> GIVEN EXERCISE
Give back a single number, the count of lines containing the word "matplotlib".

> GIVEN INFORMATION
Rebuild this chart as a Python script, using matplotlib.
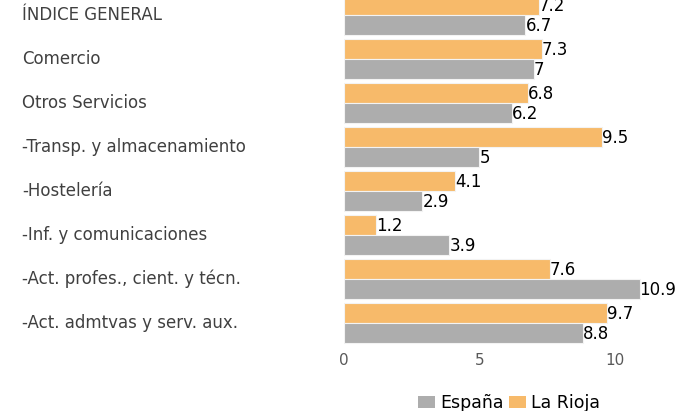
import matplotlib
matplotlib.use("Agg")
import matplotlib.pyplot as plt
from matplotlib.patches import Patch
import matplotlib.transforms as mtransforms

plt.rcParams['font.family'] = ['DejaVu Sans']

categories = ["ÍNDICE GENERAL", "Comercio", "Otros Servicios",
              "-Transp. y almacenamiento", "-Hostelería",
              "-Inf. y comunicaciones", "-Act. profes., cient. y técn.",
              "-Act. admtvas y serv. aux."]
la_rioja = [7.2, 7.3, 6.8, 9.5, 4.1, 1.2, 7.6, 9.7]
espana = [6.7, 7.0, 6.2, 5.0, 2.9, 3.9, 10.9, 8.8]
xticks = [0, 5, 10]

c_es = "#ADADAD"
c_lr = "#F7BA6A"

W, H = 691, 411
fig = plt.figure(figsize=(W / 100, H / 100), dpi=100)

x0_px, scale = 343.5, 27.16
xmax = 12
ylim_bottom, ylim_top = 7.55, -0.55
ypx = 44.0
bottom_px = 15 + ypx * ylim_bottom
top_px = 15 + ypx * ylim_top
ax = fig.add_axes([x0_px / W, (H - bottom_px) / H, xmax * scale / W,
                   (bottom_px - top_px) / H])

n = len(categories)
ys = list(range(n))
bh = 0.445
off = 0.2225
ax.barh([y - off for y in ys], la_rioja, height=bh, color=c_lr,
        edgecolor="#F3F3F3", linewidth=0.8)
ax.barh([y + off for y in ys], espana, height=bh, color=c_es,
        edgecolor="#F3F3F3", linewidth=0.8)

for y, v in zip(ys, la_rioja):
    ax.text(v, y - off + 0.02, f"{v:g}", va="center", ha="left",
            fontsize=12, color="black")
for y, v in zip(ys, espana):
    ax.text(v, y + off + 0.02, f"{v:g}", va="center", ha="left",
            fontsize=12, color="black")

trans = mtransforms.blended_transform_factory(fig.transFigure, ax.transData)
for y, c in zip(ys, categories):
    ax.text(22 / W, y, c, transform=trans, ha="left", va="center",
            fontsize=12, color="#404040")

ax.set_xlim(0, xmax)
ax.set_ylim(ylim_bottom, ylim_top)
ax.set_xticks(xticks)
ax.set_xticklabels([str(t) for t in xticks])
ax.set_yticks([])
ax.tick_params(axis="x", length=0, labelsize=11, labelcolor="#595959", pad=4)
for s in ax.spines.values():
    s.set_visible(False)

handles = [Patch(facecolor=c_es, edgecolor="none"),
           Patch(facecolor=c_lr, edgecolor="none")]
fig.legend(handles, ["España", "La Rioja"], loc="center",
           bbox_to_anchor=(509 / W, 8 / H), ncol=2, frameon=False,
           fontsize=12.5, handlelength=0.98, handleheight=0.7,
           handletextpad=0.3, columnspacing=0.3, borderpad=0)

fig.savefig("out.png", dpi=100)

> OUTPUT BELOW
6